The newspaper also reported that Gay, the university’s first black woman president, landed the top job after “the shortest Harvard presidential search in almost 70 years.” The search committee needed just five months to pick the right candidate for the most important job at the university.

And amazingly, the committee thought Gay was the best of 600 nominees, a risible impossibility. After all, she was obviously less qualified than Manning and Brown-Nagin.

“Though Gay wrote multiple articles on race and politics that have been widely cited, her scholarship was decisively more limited compared to those of Manning and Brown-Nagin,” the Crimson reported.

Problems With Diversity

Just before the Crimson disclosed the failure of the search committee, The City Journal’s Christopher Rufo elaborated on the newspaper’s revelation that yet another diversity officer was nailed for plagiarism in an anonymous complaint.

Shirley Greene, head of the university’s gender equity office, plagiarized other writers more than 40 times in her 2008 dissertation, Converging Frameworks: Examining the Impact of Diversity-Related College Experiences on Racial/Ethnic Identity Development.

Previously, diversity officer the Washington Free Beacon found that Sherri Charleston, Harvard’s chief diversity officer, plagiarized 40 passages for her dissertation.

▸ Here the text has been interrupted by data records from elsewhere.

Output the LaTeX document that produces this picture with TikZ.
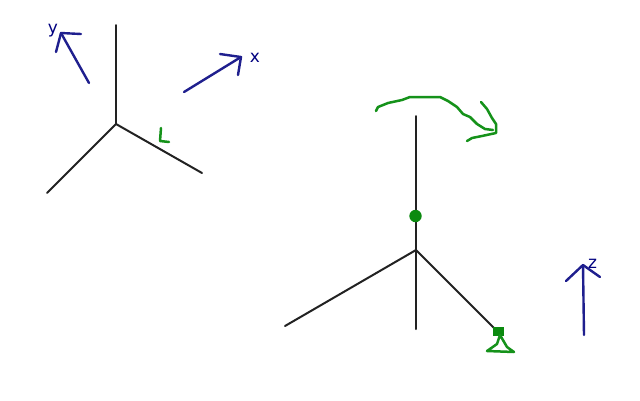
\documentclass[tikz,border=0pt]{standalone}
\usepackage{fontspec}
\setmainfont{DejaVu Sans}
\definecolor{inkgreen}{HTML}{15921A}
\definecolor{hingegreen}{HTML}{0B8A0F}
\definecolor{inkblue}{HTML}{1F1F8E}
\definecolor{inkblack}{HTML}{222222}
\definecolor{labelblue}{HTML}{000080}
\tikzset{
  member/.style={draw=inkblack,line width=2pt,line cap=round},
  sketch/.style={draw=inkgreen,line width=2.5pt,line cap=round,line join=round},
  axisline/.style={draw=inkblue,line width=2.4pt,line cap=round,line join=round},
  axislabel/.style={text=labelblue,font=\fontsize{17}{17}\selectfont,inner sep=0pt}
}
\begin{document}
\begin{tikzpicture}[x=1pt,y=-1pt]
\useasboundingbox (0,0) rectangle (640,400);
\fill[white] (0,0) rectangle (640,400);
% left frame
\coordinate (ac) at (116,124);
\coordinate (at) at (116,25);
\coordinate (al) at (47,193);
\coordinate (ar) at (202,173);
\draw[member] (at) -- (ac);
\draw[member] (al) -- (ac);
\draw[member] (ac) -- (ar);
% right frame
\coordinate (bc) at (416,250);
\coordinate (bt) at (416,116);
\coordinate (bb) at (416,329);
\coordinate (bl) at (285,326);
\coordinate (br) at (497,331);
\draw[member] (bt) -- (bb);
\draw[member] (bl) -- (bc);
\draw[member] (bc) -- (br);
% right-angle mark
\draw[sketch] (161,128) -- (160,141) -- (169,142);
% moment
\draw[sketch] (376,111) -- (378,107) -- (388,103) -- (402,100) -- (410,97) -- (440,97) -- (448,101) -- (457,107) -- (463,114) -- (470,117) -- (477,124) -- (485,129) -- (493,130);
\draw[sketch] (481,102) -- (487,109) -- (492,118) -- (496,124) -- (496,133) -- (482,136) -- (472,138) -- (467,141);
% hinge
\fill[hingegreen] (415.5,216) circle[radius=6.2];
% support
\fill[hingegreen] (493,326.5) rectangle (503.5,336);
\draw[sketch] (500,335) -- (497,344) -- (487,351) -- (514,352) -- (507,347) -- (500,335);
% axis arrows
\coordinate (yt) at (61,33);
\coordinate (yo) at (89,83);
\draw[axisline] (yo) -- (yt);
\draw[axisline] (81,34) -- (yt) -- (56,52);
\coordinate (xt) at (241,57);
\coordinate (xo) at (184,92);
\draw[axisline] (xo) -- (xt);
\draw[axisline] (220,54) -- (xt) -- (238,75);
\coordinate (zt) at (583,265);
\coordinate (zo) at (584,335);
\draw[axisline] (zo) -- (zt);
\draw[axisline] (566,281) -- (zt) -- (600,277);
% labels
\node[axislabel] (ylabel) at (53,31) {y};
\node[axislabel] (xlabel) at (255,58) {x};
\node[axislabel] (zlabel) at (592.5,264) {z};
\end{tikzpicture}
\end{document}
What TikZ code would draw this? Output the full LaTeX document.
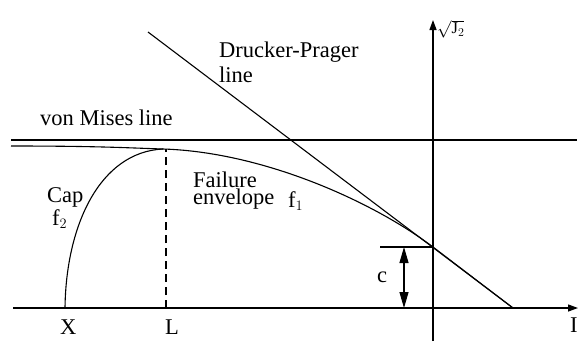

And before that, Gay was unmasked and forced to resign after the shortest presidential tenure in the school’s history. That seems to be poetic justice for the school, inasmuch as the committee also conducted the shortest presidential search in university history.

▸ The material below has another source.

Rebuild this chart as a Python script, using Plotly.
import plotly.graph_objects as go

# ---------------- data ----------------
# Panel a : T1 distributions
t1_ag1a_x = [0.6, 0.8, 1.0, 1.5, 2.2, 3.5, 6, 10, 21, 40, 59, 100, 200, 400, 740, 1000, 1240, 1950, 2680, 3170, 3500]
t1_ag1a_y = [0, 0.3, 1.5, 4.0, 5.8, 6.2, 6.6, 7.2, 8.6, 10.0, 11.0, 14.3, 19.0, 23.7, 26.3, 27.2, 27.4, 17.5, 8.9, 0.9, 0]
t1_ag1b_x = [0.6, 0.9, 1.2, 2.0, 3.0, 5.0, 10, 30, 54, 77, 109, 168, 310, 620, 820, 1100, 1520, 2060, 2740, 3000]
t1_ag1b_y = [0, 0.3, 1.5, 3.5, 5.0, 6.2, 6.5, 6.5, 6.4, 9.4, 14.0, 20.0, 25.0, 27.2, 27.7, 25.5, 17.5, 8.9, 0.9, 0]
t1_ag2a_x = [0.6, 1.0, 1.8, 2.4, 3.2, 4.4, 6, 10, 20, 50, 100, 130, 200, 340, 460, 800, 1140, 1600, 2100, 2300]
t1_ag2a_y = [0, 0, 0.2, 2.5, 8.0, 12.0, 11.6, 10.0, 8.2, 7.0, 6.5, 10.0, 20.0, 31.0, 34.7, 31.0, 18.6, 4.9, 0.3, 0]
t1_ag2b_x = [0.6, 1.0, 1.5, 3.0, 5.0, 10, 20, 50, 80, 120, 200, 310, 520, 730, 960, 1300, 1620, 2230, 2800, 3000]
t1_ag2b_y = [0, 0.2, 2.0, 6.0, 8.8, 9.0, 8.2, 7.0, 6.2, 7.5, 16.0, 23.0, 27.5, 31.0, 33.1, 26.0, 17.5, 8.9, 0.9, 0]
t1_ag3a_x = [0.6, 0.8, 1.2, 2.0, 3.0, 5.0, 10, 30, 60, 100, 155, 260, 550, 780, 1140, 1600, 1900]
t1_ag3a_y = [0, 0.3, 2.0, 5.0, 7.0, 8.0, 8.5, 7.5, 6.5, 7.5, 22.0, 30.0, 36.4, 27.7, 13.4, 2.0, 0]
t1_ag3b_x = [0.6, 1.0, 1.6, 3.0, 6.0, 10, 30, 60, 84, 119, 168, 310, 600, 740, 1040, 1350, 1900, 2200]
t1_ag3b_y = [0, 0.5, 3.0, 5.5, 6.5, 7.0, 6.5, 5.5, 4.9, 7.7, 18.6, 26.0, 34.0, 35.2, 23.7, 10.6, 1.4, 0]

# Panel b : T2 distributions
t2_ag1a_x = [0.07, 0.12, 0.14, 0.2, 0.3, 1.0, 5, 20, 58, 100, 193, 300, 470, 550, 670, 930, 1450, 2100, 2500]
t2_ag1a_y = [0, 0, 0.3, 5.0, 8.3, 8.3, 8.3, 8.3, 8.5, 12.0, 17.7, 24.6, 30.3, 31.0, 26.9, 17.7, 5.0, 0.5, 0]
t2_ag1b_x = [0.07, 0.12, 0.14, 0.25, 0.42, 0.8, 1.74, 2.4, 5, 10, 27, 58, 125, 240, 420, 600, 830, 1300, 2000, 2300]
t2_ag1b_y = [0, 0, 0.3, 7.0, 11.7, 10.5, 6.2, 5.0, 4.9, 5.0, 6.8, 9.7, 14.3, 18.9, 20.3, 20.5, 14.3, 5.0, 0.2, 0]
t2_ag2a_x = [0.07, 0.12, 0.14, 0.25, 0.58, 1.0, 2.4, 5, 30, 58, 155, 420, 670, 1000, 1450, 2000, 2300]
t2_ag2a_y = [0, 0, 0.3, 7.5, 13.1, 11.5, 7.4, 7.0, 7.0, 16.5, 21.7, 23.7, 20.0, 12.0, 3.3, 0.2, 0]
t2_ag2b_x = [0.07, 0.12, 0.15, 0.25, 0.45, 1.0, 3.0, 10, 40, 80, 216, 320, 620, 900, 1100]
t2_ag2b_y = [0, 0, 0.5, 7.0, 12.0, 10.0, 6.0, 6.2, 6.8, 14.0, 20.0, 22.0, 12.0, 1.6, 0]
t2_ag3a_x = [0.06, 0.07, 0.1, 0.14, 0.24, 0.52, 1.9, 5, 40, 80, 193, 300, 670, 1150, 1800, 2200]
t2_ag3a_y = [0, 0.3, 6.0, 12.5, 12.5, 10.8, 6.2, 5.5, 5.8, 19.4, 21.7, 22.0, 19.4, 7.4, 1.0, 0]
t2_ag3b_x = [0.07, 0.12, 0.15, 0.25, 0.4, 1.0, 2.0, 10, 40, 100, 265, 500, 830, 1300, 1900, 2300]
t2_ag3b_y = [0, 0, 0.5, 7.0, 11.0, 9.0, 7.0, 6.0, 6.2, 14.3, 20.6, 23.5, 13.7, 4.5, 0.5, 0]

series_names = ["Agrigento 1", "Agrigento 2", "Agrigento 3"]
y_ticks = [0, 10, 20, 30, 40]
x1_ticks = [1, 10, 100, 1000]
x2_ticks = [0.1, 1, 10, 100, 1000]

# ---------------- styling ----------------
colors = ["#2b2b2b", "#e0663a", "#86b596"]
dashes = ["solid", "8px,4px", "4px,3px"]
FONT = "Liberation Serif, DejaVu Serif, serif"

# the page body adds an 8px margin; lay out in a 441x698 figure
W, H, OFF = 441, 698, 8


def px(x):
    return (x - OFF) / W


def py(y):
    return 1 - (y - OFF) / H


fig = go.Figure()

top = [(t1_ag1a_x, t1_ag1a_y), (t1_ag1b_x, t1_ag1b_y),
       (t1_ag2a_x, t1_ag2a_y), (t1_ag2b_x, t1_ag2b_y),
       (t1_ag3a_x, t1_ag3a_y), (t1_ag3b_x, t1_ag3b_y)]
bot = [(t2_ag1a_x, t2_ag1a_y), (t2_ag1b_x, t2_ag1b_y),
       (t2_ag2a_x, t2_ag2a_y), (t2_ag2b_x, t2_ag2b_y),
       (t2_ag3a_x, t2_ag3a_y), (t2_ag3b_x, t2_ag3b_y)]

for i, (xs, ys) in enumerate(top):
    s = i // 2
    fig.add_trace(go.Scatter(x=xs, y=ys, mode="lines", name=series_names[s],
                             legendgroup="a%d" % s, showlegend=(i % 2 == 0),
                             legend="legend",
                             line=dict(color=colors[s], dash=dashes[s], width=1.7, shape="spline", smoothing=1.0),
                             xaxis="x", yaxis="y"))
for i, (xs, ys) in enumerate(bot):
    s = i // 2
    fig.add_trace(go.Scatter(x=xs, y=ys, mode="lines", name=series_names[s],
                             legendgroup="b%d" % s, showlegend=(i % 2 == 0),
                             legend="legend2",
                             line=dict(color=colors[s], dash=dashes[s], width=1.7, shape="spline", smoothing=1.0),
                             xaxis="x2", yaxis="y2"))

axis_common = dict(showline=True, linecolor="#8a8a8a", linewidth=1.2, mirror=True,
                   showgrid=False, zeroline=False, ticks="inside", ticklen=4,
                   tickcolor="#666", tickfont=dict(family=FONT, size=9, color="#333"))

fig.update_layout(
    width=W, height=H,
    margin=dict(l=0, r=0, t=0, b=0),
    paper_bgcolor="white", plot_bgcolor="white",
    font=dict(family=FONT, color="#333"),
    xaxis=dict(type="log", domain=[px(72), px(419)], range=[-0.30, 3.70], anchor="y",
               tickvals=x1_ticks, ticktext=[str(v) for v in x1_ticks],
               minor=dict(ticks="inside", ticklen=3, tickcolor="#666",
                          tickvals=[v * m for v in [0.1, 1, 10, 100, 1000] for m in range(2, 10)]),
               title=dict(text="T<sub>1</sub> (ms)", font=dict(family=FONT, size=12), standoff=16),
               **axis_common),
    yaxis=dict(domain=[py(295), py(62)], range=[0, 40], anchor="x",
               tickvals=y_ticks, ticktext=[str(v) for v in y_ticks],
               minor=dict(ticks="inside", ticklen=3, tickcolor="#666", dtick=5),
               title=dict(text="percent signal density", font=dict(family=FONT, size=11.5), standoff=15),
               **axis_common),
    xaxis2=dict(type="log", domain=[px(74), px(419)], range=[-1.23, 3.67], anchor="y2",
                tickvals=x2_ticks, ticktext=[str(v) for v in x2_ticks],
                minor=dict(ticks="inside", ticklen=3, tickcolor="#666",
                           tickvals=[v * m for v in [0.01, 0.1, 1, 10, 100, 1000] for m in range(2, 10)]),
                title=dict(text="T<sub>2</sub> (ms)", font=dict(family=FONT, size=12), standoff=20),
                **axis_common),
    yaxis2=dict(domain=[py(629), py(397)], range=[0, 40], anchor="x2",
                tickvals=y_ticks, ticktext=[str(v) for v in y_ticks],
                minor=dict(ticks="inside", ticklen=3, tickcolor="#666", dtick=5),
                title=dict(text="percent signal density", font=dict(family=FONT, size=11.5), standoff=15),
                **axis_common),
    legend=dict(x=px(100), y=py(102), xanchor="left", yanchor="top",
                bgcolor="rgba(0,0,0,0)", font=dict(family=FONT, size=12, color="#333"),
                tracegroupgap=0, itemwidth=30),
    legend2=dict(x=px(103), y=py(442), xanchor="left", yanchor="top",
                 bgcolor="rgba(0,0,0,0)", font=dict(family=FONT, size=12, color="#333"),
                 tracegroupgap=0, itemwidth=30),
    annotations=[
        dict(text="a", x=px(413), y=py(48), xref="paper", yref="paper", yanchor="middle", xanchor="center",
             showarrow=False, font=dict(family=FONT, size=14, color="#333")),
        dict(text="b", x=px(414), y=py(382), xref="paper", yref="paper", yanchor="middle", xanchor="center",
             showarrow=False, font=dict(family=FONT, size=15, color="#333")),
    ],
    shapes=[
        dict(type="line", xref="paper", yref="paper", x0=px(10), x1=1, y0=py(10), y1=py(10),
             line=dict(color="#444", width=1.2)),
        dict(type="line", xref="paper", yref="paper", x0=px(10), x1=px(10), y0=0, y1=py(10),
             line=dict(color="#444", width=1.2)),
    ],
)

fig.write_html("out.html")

As The New American reported when Gay was kept on at the school, The Associated Press found the usual leftist scholar to say that the plagiarism reports were part of a vast right-wing conspiracy. If true, it must be the same one that manufactured the allegations about President Bill Clinton’s amorous monkeyshines with White House intern Monica Lewinsky.

Irene Mulvey, headmistress of the American Association of University Professors, said plagiarism has been “weaponized.”

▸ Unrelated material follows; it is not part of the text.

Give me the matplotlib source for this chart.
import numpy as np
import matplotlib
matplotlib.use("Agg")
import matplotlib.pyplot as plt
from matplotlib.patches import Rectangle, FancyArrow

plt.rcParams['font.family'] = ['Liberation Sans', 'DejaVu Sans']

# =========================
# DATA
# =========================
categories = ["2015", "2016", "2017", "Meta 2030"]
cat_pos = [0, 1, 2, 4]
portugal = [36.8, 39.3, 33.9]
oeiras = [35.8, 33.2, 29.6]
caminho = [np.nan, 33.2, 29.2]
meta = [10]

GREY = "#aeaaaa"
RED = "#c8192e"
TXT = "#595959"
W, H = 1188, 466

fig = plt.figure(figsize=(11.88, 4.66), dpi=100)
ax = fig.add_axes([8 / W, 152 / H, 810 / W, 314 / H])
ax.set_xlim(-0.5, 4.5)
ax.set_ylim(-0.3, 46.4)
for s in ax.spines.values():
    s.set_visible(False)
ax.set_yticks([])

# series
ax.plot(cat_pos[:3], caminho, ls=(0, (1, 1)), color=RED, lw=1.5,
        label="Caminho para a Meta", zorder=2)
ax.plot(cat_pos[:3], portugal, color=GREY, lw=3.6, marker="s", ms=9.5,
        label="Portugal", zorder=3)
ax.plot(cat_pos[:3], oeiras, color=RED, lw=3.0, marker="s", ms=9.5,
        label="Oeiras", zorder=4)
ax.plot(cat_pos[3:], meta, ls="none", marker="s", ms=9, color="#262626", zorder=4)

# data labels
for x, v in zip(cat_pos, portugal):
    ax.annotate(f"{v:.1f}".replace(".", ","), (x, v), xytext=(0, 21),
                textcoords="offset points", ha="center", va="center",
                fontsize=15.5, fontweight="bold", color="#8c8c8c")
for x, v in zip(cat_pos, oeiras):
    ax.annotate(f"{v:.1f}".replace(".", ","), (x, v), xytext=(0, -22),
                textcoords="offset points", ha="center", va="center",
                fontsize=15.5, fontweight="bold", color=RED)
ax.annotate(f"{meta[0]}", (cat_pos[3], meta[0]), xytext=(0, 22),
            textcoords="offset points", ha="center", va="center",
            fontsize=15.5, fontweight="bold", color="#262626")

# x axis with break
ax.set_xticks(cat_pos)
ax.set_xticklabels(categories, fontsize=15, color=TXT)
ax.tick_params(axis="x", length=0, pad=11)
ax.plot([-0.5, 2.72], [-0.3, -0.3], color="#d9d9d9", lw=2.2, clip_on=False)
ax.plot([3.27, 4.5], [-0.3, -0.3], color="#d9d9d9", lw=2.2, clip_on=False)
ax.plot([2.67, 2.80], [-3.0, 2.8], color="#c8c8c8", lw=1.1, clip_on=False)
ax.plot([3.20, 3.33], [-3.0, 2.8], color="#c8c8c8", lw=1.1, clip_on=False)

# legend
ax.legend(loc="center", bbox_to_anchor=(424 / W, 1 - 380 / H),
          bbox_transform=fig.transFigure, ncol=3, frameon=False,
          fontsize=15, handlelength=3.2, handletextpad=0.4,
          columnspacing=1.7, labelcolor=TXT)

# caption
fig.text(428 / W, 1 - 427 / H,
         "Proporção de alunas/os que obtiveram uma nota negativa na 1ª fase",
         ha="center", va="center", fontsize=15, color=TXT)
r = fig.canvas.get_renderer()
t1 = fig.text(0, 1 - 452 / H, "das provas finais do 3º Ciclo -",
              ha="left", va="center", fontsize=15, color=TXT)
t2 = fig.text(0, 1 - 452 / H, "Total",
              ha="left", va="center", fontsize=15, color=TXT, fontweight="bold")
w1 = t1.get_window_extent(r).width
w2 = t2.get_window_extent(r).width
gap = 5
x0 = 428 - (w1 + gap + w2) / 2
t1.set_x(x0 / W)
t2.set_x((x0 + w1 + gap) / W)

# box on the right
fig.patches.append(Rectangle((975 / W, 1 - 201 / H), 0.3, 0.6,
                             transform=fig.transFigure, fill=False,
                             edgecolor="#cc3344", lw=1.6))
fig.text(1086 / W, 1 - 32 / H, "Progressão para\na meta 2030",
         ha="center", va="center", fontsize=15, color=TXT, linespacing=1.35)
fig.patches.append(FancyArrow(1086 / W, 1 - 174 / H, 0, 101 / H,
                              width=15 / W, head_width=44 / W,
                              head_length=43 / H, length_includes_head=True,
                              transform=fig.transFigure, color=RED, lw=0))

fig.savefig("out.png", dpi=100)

“There is a right-wing political attack on higher education right now, which feels like an existential threat to the academic freedom that has made American higher education the envy of the world,” Mulvey told AP.

She fretted that “Gay’s departure will put a new strain on college presidents. In addition to their work courting donors, policymakers and alumni, presidents are supposed to protect faculty from interference so they can research unimpeded.”

“For presidents to be taken down like this, it does not bode well for academic freedom,” she told the left-wing wire service. “I think it’ll chill the climate for academic freedom. And it may make university presidents less likely to speak out against this inappropriate interference for fear of losing their jobs or being targeted.”

The clear implication of AP’s report was that plagiarism accusations against Gay were fabricated because they came from “political foes.”

And in its report about the latest scandal, the Crimson noted that the plagiarism accusations against Gay “were first reported by right-wing media outlets.”

True enough. But if left-wing media outlets were doing their job, and if the Harvard search committee and others had done their jobs, then Harvard’s reputation might not have been permanently ruined, for at least three academic frauds would not have been hired.

At this writing, the university has not fired any of them.